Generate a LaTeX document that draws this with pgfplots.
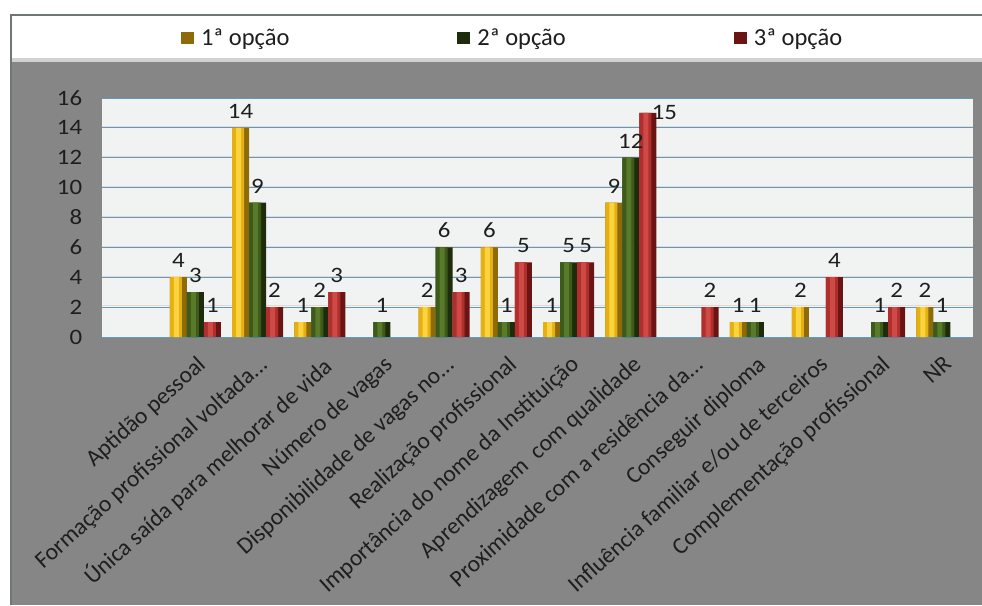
\documentclass[border=0pt]{standalone}
\usepackage{fontspec}
\setmainfont{Carlito}
\usepackage{pgfplots}
\usepackage{pgfplotstable}
\pgfplotsset{compat=1.18}
\definecolor{bggrey}{HTML}{868686}
\definecolor{framec}{HTML}{6E7676}
\definecolor{plotbg}{HTML}{F1F3F3}
\definecolor{gridc}{HTML}{5E9BC0}
\definecolor{gridp}{HTML}{EDD6D0}
\definecolor{txt}{HTML}{1E1E1E}
\definecolor{yb}{HTML}{E6B010}\definecolor{yl}{HTML}{FAD440}\definecolor{yd}{HTML}{8E6A08}
\definecolor{gb}{HTML}{3C5A1A}\definecolor{gl}{HTML}{587A2A}\definecolor{gd}{HTML}{1E2C0C}
\definecolor{rb}{HTML}{B02E2C}\definecolor{rl}{HTML}{CE4A46}\definecolor{rd}{HTML}{6A1414}
\newcommand{\bigf}{\fontsize{22}{26}\selectfont}
\newcommand{\labf}{\fontsize{23.5}{27}\selectfont}
\newcommand{\legf}{\fontsize{24.5}{28}\selectfont}
\newcommand{\dd}{.{}.{}.}
% 1ª opção
\pgfplotstableread{
x y lbl
1 4 4
2 14 14
3 1 1
5 2 2
6 6 6
7 1 1
8 9 9
10 1 1
11 2 2
13 2 2
}\tY
% 2ª opção
\pgfplotstableread{
x y lbl
1 3 3
2 9 9
3 2 2
4 1 1
5 6 6
6 1 1
7 5 5
8 12 12
10 1 1
12 1 1
13 1 1
}\tG
% 3ª opção
\pgfplotstableread{
x y lbl
1 1 1
2 2 2
3 3 3
5 3 3
6 5 5
7 5 5
8 15 {}
9 2 2
11 4 4
12 2 2
}\tR
\begin{document}
\begin{tikzpicture}[x=1pt,y=1pt]
\useasboundingbox (0,0) rectangle (982,605);
\fill[white] (0,0) rectangle (982,605);
\fill[bggrey] (11,0) rectangle (982,545);
\fill[white] (12,547) rectangle (982,589);
\fill[gray!35] (12,543) rectangle (982,547);
\draw[framec, line width=2pt] (11,0) -- (11,590) -- (982,590);
\begin{axis}[
  at={(102pt,268pt)}, anchor=south west,
  scale only axis, width=871pt, height=239pt,
  xmin=-0.5, xmax=13.5, ymin=0, ymax=16,
  ytick={0,2,...,16},
  extra y ticks={2.1,4.1,6.1,8.1,10.1,12.1,14.1},
  extra y tick labels={},
  extra y tick style={grid style={gridp, line width=0.5pt}},
  xtick={1,2,3,4,5,6,7,8,9,10,11,12,13},
  xticklabels={{Aptidão pessoal}, {Formação profissional voltada\dd}, {Única saída para melhorar de vida}, {Número de vagas}, {Disponibilidade de vagas no\dd}, {Realização profissional}, {Importância do nome da Instituição}, {Aprendizagem~ com qualidade}, {Proximidade com a residência da\dd}, {Conseguir diploma}, {Influência familiar e/ou de terceiros}, {Complementação profissional}, {NR}},
  xticklabel style={rotate=42, anchor=north east, font=\labf, text=txt, inner sep=2pt, yshift=-11pt, xshift=-9pt},
  yticklabel style={xscale=1.13, font=\bigf, text=txt, xshift=-14pt},
  /pgf/number format/assume math mode=true,
  major tick length=0pt,
  axis line style={draw=none},
  axis background/.style={fill=plotbg},
  ymajorgrids, grid style={gridc, line width=0.8pt},
  ybar, bar width=17pt,
  clip=false,
  legend columns=3,
  legend style={at={(0.4715,1.251)}, anchor=center, draw=none, fill=none, font=\legf, text=txt,
     /tikz/every odd column/.append style={column sep=5pt},
     /tikz/every even column/.append style={column sep=166pt}},
  legend image code/.code={\fill[#1] (0pt,-6pt) rectangle (13pt,6pt);},
  lab/.style={point meta=explicit symbolic, nodes near coords,
     every node near coord/.append style={xscale=1.13, font=\bigf, text=txt, yshift=6pt}},
]
% yellow
\addplot[bar shift=-17pt, fill=yd, draw=none, lab] table[x=x,y=y,meta=lbl] {\tY};
\addplot[forget plot, bar shift=-19.5pt, bar width=12pt, fill=yb, draw=none] table[x=x,y=y] {\tY};
\addplot[forget plot, bar shift=-19pt, bar width=5pt, fill=yl, draw=none] table[x=x,y=y] {\tY};
% green
\addplot[bar shift=0pt, fill=gd, draw=none, lab] table[x=x,y=y,meta=lbl] {\tG};
\addplot[forget plot, bar shift=-2.5pt, bar width=12pt, fill=gb, draw=none] table[x=x,y=y] {\tG};
\addplot[forget plot, bar shift=-2pt, bar width=5pt, fill=gl, draw=none] table[x=x,y=y] {\tG};
% red
\addplot[bar shift=17pt, fill=rd, draw=none, lab] table[x=x,y=y,meta=lbl] {\tR};
\addplot[forget plot, bar shift=14.5pt, bar width=12pt, fill=rb, draw=none] table[x=x,y=y] {\tR};
\addplot[forget plot, bar shift=15pt, bar width=5pt, fill=rl, draw=none] table[x=x,y=y] {\tR};
\addplot[forget plot, bar shift=17pt, draw=none, fill=none, point meta=explicit symbolic, nodes near coords,
  every node near coord/.append style={xscale=1.13, font=\bigf, text=txt, anchor=west}]
  coordinates {(8,15)[15]};
\legend{1ª opção, 2ª opção, 3ª opção}
\end{axis}
\end{tikzpicture}
\end{document}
*****
*GOAL*
Copy the listing in full and without alteration, omitting every picture.

*TASK ANSWER*
Generate a LaTeX document that draws this with pgfplots.
\documentclass[border=0pt]{standalone}
\usepackage{fontspec}
\setmainfont{Carlito}
\usepackage{pgfplots}
\usepackage{pgfplotstable}
\pgfplotsset{compat=1.18}
\definecolor{bggrey}{HTML}{868686}
\definecolor{framec}{HTML}{6E7676}
\definecolor{plotbg}{HTML}{F1F3F3}
\definecolor{gridc}{HTML}{5E9BC0}
\definecolor{gridp}{HTML}{EDD6D0}
\definecolor{txt}{HTML}{1E1E1E}
\definecolor{yb}{HTML}{E6B010}\definecolor{yl}{HTML}{FAD440}\definecolor{yd}{HTML}{8E6A08}
\definecolor{gb}{HTML}{3C5A1A}\definecolor{gl}{HTML}{587A2A}\definecolor{gd}{HTML}{1E2C0C}
\definecolor{rb}{HTML}{B02E2C}\definecolor{rl}{HTML}{CE4A46}\definecolor{rd}{HTML}{6A1414}
\newcommand{\bigf}{\fontsize{22}{26}\selectfont}
\newcommand{\labf}{\fontsize{23.5}{27}\selectfont}
\newcommand{\legf}{\fontsize{24.5}{28}\selectfont}
\newcommand{\dd}{.{}.{}.}
% 1ª opção
\pgfplotstableread{
x y lbl
1 4 4
2 14 14
3 1 1
5 2 2
6 6 6
7 1 1
8 9 9
10 1 1
11 2 2
13 2 2
}\tY
% 2ª opção
\pgfplotstableread{
x y lbl
1 3 3
2 9 9
3 2 2
4 1 1
5 6 6
6 1 1
7 5 5
8 12 12
10 1 1
12 1 1
13 1 1
}\tG
% 3ª opção
\pgfplotstableread{
x y lbl
1 1 1
2 2 2
3 3 3
5 3 3
6 5 5
7 5 5
8 15 {}
9 2 2
11 4 4
12 2 2
}\tR
\begin{document}
\begin{tikzpicture}[x=1pt,y=1pt]
\useasboundingbox (0,0) rectangle (982,605);
\fill[white] (0,0) rectangle (982,605);
\fill[bggrey] (11,0) rectangle (982,545);
\fill[white] (12,547) rectangle (982,589);
\fill[gray!35] (12,543) rectangle (982,547);
\draw[framec, line width=2pt] (11,0) -- (11,590) -- (982,590);
\begin{axis}[
  at={(102pt,268pt)}, anchor=south west,
  scale only axis, width=871pt, height=239pt,
  xmin=-0.5, xmax=13.5, ymin=0, ymax=16,
  ytick={0,2,...,16},
  extra y ticks={2.1,4.1,6.1,8.1,10.1,12.1,14.1},
  extra y tick labels={},
  extra y tick style={grid style={gridp, line width=0.5pt}},
  xtick={1,2,3,4,5,6,7,8,9,10,11,12,13},
  xticklabels={{Aptidão pessoal}, {Formação profissional voltada\dd}, {Única saída para melhorar de vida}, {Número de vagas}, {Disponibilidade de vagas no\dd}, {Realização profissional}, {Importância do nome da Instituição}, {Aprendizagem~ com qualidade}, {Proximidade com a residência da\dd}, {Conseguir diploma}, {Influência familiar e/ou de terceiros}, {Complementação profissional}, {NR}},
  xticklabel style={rotate=42, anchor=north east, font=\labf, text=txt, inner sep=2pt, yshift=-11pt, xshift=-9pt},
  yticklabel style={xscale=1.13, font=\bigf, text=txt, xshift=-14pt},
  /pgf/number format/assume math mode=true,
  major tick length=0pt,
  axis line style={draw=none},
  axis background/.style={fill=plotbg},
  ymajorgrids, grid style={gridc, line width=0.8pt},
  ybar, bar width=17pt,
  clip=false,
  legend columns=3,
  legend style={at={(0.4715,1.251)}, anchor=center, draw=none, fill=none, font=\legf, text=txt,
     /tikz/every odd column/.append style={column sep=5pt},
     /tikz/every even column/.append style={column sep=166pt}},
  legend image code/.code={\fill[#1] (0pt,-6pt) rectangle (13pt,6pt);},
  lab/.style={point meta=explicit symbolic, nodes near coords,
     every node near coord/.append style={xscale=1.13, font=\bigf, text=txt, yshift=6pt}},
]
% yellow
\addplot[bar shift=-17pt, fill=yd, draw=none, lab] table[x=x,y=y,meta=lbl] {\tY};
\addplot[forget plot, bar shift=-19.5pt, bar width=12pt, fill=yb, draw=none] table[x=x,y=y] {\tY};
\addplot[forget plot, bar shift=-19pt, bar width=5pt, fill=yl, draw=none] table[x=x,y=y] {\tY};
% green
\addplot[bar shift=0pt, fill=gd, draw=none, lab] table[x=x,y=y,meta=lbl] {\tG};
\addplot[forget plot, bar shift=-2.5pt, bar width=12pt, fill=gb, draw=none] table[x=x,y=y] {\tG};
\addplot[forget plot, bar shift=-2pt, bar width=5pt, fill=gl, draw=none] table[x=x,y=y] {\tG};
% red
\addplot[bar shift=17pt, fill=rd, draw=none, lab] table[x=x,y=y,meta=lbl] {\tR};
\addplot[forget plot, bar shift=14.5pt, bar width=12pt, fill=rb, draw=none] table[x=x,y=y] {\tR};
\addplot[forget plot, bar shift=15pt, bar width=5pt, fill=rl, draw=none] table[x=x,y=y] {\tR};
\addplot[forget plot, bar shift=17pt, draw=none, fill=none, point meta=explicit symbolic, nodes near coords,
  every node near coord/.append style={xscale=1.13, font=\bigf, text=txt, anchor=west}]
  coordinates {(8,15)[15]};
\legend{1ª opção, 2ª opção, 3ª opção}
\end{axis}
\end{tikzpicture}
\end{document}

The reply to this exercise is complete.